Counsel should feel less apprehension about the client’s participation in post-trial appellate mediation, because the client’s testimony is already on the trial court record. This eliminates the pre-trial concern about impeachment. However, if the appeal involves a decision made before trial, e.g., summary judgment, client statements in mediation may be more of a concern, even though they are confidential.1
Settlement factors
• Subject matter
Certain appeals are more likely to settle than others. Family law and probate appeals are good candidates for settlement, in part because continued litigation may waste the assets in dispute, whether community property or an estate or trust. Conversely, insurance coverage disputes and environmental conflicts are challenging because the parties tend to be less flexible and often have the assets to fund protracted litigation.
For personal injury and employment appeals, the key is which party has obtained the judgment. A prevailing plaintiff may be adverse to the risk of reversible error and also may be willing to compromise a judgment to receive an earlier payment. When a defendant has a judgment in a personal injury or employment case, however, resolution is difficult. Successful defendants in these cases usually are unwilling to make more than a minimal offer, perhaps a waiver or partial waiver of costs; in other words, nuisance value. Most plaintiffs in this situation would rather take their chances with an appeal, if a reversal may lead to substantial damages.
• Nature of the judgment
The nature of the judgment also is an important factor. Because appeals from pre-trial decisions, such as summary judgment, involve the de novo standard of review that is most favorable to an appellant, the risk factor may persuade respondents to compromise. On the other hand, the cost factor may be more important after a trial, especially if a substantial trial court record requires extensive review and briefing.
Other factors affecting settlements on appeal are the extent of prior ADR proceedings, issues of first impression, the existence of ongoing relationships, and the possibility of a global settlement.
Global settlements
It is not unusual for an appeal to be one of a number of disputes between the same parties. There may be one or more related appeals, trial court proceedings, or even disputes not yet in litigation. A common instance involves attorney’s fee motions pending in the trial court while the judgment is on appeal.

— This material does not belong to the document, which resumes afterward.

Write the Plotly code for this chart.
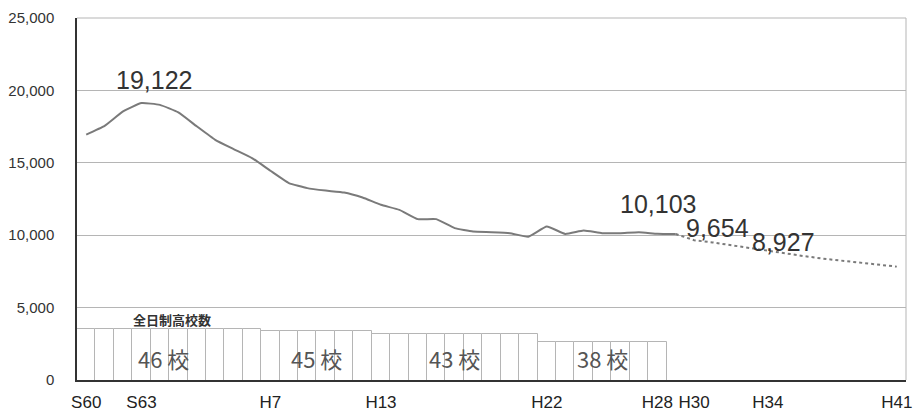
import plotly.graph_objects as go

years = list(range(1985, 2030))
# actual enrolment (S60..H29)
actual_years = list(range(1985, 2018))
actual_values = [16950, 17550, 18550, 19122, 19000, 18480, 17520, 16590, 15950, 15330,
                 14450, 13600, 13250, 13080, 12950, 12600, 12100, 11750, 11110, 11110,
                 10490, 10250, 10210, 10140, 9900, 10600, 10090, 10320, 10140, 10140,
                 10200, 10103, 10080]
# projection (H29..H41)
proj_years = list(range(2017, 2030))
proj_values = [10080, 9654, 9500, 9300, 9100, 8927, 8750, 8550, 8380, 8250, 8120, 7980, 7830]

# number of full-time high schools
school_years = list(range(1985, 2017))
school_counts = [46] * 10 + [45] * 6 + [43] * 9 + [38] * 7
school_groups = [(1985, 1994, 46), (1995, 2000, 45), (2001, 2009, 43), (2010, 2016, 38)]

tick_years = [1985, 1988, 1995, 2001, 2010, 2016, 2018, 2022, 2029]
tick_labels = ["S60", "S63", "H7", "H13", "H22", "H28", "H30", "H34", "H41"]

labels = [(1988, 19122, "19,122", 13, 23), (2016, 10103, "10,103", 1, 30),
          (2018, 9654, "9,654", 23, 12), (2022, 8927, "8,927", 16, 9)]

fig = go.Figure()
fig.add_trace(go.Bar(x=school_years, y=school_counts, yaxis="y2", width=1,
                     marker=dict(color="white", line=dict(color="#b5b5b5", width=1)),
                     showlegend=False, hoverinfo="skip"))
fig.add_trace(go.Scatter(x=actual_years, y=actual_values, mode="lines",
                         line=dict(color="#7a7a7a", width=2, shape="spline", smoothing=0.4),
                         showlegend=False))
fig.add_trace(go.Scatter(x=proj_years, y=proj_values, mode="lines",
                         line=dict(color="#7a7a7a", width=2, dash="dot"),
                         showlegend=False))

for x, y, t, dx, dy in labels:
    fig.add_annotation(x=x, y=y, text=t, showarrow=False, xshift=dx, yshift=dy,
                       font=dict(family="Liberation Sans, Arial", size=25, color="#333"))

for k, (a, b, n) in enumerate(school_groups):
    fig.add_annotation(x=(a + b) / 2, y=0.061, yref="paper", text=f"{n} 校", showarrow=False,
                       xanchor="center", yanchor="middle", xshift=-6 if k == 0 else 0,
                       font=dict(family="Noto Sans CJK JP", size=22, color="#555"))

fig.add_annotation(x=0.1146, y=0.168, xref="paper", yref="paper", text="<b>全日制高校数</b>",
                   showarrow=False, xanchor="center", yanchor="middle",
                   font=dict(family="Noto Sans CJK JP", size=13, color="#333"))

fig.add_shape(type="line", xref="paper", yref="paper", x0=1, x1=1, y0=0, y1=1,
              line=dict(color="#b5b5b5", width=1))
fig.add_shape(type="line", xref="paper", yref="paper", x0=0, x1=1, y0=1, y1=1,
              line=dict(color="#b5b5b5", width=1))

fig.update_layout(
    width=914, height=412,
    margin=dict(l=77, r=8, t=18, b=32),
    paper_bgcolor="white", plot_bgcolor="white",
    bargap=0,
    xaxis=dict(range=[1984.5, 2029.5], tickvals=tick_years, ticktext=tick_labels,
               showgrid=False, showline=True, linecolor="#333", linewidth=1.5,
               ticks="", ticklabelstandoff=6, automargin=False,
               tickfont=dict(family="Liberation Sans, Arial", size=17, color="#222")),
    yaxis=dict(range=[0, 25000], dtick=5000, tickformat=",", showgrid=True,
               gridcolor="#b5b5b5", gridwidth=1, zeroline=False,
               showline=True, linecolor="#333", linewidth=1.5, ticks="",
               ticklabelstandoff=18, automargin=False,
               tickfont=dict(family="Liberation Sans, Arial", size=15, color="#333")),
    yaxis2=dict(range=[14.6, 237.4], overlaying="y", visible=False),
)

fig.write_html("out.html", config={"displayModeBar": False},
               post_script="document.body.style.margin='0';document.body.style.overflow='hidden';")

Other examples include individual appeals based on separate contracts, or tort actions and related indemnity agreements giving rise to separate appeals. Appellate mediations are designed to resolve all disputes between parties. Often they achieve this goal.
Mediation in other California appellate districts
The Second Appellate District, including Los Angeles and nearby counties, and the Third Appellate District, centered in Sacramento County, have initiated mediation programs in recent years. The Fourth Appellate District, with divisions in San Diego, Riverside, and Santa Ana, also provides mediation services. Eventually, mediation may be available throughout the California Court of Appeal.
John Toker
Bio as of September 2007:
John A. Toker is a San Francisco attorney, mediator, and arbitrator. He is a member of the California and Pennsylvania bars. He served as the ADR Administrator for the Santa Clara County Superior Court before being appointed in 1999 to his present position as the Mediation Program Administrator for the Court of Appeal, First Appellate District, in San Francisco. He is the author of the California Arbitration and Mediation Practice Guide: Court-Connected ADR (Lawpress 2003). He was the 2005-2006 chair of the California State Bar Committee on Alternative Dispute Resolution.
Update as of April 2016: currently inactive
Endnote
1 See California Evidence Code section 1119(a) and Foxgate Homeowners Ass’n v. Bramalea California, Inc. (2001) 26 Cal.4th 1.